- [WORK TO DO]: Leave out the pictures and retype only the lines from the opening line to the line that holds "from bokeh.core.properties import value", both ends included.

- [GIVEN MATERIAL]:
────────────────

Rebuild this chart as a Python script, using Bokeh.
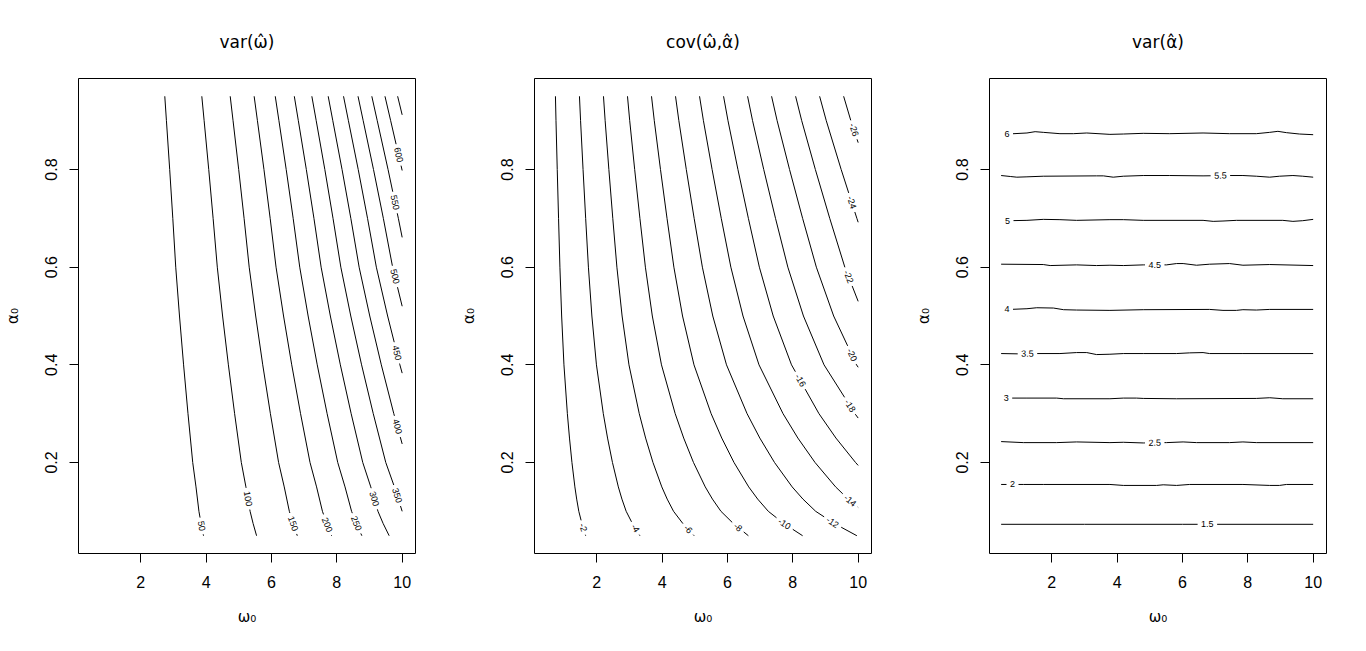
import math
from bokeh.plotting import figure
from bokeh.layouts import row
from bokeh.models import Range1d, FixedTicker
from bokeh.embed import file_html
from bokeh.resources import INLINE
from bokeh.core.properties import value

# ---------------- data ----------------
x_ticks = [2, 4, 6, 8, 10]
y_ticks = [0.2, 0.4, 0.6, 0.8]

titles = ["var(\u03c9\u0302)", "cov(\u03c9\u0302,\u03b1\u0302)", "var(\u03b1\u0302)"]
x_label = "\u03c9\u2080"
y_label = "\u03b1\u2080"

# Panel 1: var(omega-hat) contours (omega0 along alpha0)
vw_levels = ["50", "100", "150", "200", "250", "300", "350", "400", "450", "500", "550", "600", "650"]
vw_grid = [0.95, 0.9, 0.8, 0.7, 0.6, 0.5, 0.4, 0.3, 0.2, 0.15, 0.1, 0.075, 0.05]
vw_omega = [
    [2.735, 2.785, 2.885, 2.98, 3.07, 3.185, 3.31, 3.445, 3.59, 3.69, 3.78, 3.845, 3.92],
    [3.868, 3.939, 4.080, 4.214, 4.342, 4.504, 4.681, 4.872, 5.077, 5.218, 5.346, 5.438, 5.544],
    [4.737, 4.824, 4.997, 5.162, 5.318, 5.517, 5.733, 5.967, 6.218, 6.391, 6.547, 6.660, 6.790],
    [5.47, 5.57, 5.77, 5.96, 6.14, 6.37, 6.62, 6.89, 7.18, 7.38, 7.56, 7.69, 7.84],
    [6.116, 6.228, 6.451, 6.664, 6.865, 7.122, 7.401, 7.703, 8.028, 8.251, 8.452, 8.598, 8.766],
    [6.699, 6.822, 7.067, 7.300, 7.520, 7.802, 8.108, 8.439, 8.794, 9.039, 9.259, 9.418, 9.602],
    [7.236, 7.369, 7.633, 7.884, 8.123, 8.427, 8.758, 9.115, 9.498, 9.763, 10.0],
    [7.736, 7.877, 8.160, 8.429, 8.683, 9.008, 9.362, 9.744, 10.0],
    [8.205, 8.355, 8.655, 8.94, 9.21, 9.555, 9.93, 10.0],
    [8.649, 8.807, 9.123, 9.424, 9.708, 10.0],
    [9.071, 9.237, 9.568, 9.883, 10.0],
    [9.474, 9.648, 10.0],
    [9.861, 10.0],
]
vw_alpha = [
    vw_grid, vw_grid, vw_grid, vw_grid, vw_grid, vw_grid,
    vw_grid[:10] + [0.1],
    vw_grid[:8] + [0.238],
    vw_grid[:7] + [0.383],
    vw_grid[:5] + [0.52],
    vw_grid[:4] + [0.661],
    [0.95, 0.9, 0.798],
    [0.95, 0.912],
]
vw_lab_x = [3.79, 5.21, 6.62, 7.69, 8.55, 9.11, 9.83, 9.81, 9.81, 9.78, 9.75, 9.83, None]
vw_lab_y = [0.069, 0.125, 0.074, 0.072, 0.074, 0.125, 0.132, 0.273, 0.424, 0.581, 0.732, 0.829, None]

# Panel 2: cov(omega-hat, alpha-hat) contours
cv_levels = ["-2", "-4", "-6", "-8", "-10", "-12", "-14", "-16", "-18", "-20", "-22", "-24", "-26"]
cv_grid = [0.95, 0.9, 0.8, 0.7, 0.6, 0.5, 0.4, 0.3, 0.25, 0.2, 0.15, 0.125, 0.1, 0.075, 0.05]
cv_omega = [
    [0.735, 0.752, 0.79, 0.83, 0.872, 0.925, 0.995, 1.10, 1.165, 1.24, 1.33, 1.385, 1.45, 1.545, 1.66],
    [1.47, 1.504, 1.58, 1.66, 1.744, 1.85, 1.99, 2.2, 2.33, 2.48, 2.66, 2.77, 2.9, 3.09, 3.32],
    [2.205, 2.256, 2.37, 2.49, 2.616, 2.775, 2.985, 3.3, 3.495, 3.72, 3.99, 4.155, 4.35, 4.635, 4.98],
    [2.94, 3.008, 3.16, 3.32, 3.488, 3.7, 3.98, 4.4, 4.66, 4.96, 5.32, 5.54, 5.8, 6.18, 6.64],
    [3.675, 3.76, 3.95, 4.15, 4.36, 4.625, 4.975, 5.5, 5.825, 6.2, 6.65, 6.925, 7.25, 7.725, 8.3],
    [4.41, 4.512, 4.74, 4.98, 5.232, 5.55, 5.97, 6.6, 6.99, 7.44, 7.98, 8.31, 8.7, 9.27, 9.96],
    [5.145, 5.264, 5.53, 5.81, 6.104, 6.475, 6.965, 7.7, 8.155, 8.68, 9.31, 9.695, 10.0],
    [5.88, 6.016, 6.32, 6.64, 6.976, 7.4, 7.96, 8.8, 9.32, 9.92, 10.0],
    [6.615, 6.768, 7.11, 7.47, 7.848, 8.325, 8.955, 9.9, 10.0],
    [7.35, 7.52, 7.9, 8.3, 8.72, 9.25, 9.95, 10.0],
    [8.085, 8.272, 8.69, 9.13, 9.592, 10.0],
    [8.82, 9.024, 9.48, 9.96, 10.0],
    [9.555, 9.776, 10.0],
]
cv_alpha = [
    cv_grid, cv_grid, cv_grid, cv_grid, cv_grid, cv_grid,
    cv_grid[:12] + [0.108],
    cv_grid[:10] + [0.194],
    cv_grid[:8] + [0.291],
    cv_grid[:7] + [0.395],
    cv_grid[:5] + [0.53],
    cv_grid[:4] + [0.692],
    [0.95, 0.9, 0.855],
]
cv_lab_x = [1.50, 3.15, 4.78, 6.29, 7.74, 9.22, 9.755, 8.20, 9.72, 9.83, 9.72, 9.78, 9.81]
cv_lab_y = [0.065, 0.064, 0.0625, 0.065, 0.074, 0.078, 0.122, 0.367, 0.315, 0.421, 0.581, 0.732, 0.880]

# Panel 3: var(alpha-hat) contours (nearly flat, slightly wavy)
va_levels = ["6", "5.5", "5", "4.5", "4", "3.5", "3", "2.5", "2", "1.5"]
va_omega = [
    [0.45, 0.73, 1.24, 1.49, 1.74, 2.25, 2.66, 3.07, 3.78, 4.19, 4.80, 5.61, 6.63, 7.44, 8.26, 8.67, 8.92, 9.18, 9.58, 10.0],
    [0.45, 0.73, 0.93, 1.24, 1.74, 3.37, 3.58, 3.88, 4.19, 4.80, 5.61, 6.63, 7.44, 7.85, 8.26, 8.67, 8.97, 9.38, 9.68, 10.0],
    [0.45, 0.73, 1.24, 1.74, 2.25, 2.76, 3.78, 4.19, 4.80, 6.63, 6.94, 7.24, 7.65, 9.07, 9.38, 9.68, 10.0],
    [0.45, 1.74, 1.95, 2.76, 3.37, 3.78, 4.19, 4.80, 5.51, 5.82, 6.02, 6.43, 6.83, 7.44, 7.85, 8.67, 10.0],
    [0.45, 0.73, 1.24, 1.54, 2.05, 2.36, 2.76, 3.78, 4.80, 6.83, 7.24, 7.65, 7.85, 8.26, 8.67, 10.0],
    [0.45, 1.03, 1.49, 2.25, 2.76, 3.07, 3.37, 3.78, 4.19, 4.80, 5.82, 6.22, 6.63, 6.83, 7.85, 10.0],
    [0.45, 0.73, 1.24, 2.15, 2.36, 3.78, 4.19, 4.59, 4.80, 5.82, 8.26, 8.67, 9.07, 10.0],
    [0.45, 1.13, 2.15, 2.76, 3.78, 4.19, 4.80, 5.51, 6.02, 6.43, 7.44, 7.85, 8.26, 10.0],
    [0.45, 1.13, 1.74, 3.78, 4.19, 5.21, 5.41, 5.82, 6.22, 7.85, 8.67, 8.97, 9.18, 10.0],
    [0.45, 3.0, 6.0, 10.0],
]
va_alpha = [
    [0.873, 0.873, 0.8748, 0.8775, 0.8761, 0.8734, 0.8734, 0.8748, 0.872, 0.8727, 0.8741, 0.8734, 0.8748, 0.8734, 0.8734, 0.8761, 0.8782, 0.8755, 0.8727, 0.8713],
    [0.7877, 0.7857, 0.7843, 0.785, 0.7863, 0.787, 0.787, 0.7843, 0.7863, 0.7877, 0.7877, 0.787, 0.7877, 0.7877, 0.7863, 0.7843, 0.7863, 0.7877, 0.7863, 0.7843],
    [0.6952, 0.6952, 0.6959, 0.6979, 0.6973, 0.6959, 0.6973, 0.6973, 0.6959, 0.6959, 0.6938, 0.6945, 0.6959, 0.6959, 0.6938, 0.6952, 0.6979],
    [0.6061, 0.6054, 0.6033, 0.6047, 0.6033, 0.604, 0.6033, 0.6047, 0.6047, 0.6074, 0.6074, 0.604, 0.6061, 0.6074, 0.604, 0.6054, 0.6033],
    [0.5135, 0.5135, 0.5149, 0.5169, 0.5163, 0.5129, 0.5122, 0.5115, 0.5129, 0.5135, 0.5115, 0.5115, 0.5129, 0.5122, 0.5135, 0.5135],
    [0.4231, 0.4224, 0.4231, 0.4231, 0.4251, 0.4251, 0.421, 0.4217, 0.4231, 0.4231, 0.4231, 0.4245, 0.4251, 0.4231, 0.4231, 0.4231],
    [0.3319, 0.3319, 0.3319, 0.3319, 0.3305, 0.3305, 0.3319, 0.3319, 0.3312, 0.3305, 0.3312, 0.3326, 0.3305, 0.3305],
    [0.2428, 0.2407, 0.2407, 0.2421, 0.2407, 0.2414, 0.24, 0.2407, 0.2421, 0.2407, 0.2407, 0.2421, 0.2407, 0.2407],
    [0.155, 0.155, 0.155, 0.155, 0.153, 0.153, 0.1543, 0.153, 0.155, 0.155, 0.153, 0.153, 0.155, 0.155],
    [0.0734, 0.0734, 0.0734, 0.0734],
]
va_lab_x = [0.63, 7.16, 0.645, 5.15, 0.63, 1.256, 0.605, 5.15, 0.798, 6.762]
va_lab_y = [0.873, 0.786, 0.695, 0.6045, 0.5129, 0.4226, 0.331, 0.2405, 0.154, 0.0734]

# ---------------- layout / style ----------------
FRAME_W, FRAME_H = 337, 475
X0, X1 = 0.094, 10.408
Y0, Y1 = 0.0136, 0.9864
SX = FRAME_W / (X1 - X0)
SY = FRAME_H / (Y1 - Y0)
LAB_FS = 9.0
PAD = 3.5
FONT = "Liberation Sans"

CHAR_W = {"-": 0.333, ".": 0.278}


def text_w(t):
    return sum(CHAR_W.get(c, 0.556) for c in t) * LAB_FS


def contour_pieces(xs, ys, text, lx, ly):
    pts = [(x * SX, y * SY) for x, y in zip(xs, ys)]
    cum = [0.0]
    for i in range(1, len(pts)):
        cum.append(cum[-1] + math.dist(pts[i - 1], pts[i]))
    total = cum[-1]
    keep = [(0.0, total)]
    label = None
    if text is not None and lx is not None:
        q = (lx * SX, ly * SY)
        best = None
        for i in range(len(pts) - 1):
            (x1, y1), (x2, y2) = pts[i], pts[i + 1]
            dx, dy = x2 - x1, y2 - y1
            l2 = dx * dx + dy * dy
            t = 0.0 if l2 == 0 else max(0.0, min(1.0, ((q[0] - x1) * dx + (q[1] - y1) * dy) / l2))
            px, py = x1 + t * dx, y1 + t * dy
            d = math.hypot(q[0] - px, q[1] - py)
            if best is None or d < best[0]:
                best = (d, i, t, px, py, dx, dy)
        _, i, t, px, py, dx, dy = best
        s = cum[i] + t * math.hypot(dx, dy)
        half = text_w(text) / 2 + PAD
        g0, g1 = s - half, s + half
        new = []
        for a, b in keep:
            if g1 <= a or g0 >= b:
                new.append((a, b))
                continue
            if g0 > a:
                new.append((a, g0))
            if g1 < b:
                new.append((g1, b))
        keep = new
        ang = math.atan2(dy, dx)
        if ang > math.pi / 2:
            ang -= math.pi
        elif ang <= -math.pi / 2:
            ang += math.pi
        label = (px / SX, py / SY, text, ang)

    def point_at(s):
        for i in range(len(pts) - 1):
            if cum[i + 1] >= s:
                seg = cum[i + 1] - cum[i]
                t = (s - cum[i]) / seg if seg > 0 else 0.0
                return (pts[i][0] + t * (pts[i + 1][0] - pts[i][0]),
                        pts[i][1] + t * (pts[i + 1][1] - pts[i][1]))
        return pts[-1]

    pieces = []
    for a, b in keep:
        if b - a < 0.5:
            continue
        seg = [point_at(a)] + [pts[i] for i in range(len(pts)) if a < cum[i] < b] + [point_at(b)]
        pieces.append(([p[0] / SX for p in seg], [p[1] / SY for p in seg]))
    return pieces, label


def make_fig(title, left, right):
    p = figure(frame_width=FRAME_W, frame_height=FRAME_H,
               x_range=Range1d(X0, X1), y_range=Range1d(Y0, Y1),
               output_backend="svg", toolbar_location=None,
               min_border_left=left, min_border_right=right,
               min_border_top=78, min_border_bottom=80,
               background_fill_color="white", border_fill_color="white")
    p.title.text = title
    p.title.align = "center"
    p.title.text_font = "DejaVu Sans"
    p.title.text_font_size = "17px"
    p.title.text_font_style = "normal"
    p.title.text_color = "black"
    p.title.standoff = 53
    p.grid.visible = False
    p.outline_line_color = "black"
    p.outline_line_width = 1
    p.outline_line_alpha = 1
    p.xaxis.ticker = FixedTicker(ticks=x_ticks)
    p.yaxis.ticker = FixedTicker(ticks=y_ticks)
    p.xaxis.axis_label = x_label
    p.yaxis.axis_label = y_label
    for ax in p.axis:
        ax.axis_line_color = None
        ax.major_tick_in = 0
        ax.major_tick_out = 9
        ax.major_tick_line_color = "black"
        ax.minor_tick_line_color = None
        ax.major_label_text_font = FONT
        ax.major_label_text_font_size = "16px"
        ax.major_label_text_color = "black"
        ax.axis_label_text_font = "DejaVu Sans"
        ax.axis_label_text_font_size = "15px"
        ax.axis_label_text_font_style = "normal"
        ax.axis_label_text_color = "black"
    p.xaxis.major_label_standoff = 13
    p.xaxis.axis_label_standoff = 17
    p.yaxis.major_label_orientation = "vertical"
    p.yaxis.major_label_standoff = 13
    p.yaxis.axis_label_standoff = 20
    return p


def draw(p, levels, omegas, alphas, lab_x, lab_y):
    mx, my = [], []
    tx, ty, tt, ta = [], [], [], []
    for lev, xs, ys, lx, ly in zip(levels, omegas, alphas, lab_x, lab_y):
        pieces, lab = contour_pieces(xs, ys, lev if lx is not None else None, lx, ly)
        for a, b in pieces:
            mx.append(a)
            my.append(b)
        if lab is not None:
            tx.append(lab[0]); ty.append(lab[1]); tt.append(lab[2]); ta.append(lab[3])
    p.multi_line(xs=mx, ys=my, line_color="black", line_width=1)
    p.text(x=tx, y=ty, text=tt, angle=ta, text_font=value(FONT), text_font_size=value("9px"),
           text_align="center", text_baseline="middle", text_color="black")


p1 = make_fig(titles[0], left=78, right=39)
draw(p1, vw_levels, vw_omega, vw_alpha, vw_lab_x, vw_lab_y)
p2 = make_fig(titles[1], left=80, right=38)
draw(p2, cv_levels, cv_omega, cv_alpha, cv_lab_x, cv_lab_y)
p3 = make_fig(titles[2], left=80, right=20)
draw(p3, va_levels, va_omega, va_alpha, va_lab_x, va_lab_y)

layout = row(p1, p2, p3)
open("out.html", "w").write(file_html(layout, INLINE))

────────────────

- [CORRECT ANSWER]:
Rebuild this chart as a Python script, using Bokeh.
import math
from bokeh.plotting import figure
from bokeh.layouts import row
from bokeh.models import Range1d, FixedTicker
from bokeh.embed import file_html
from bokeh.resources import INLINE
from bokeh.core.properties import value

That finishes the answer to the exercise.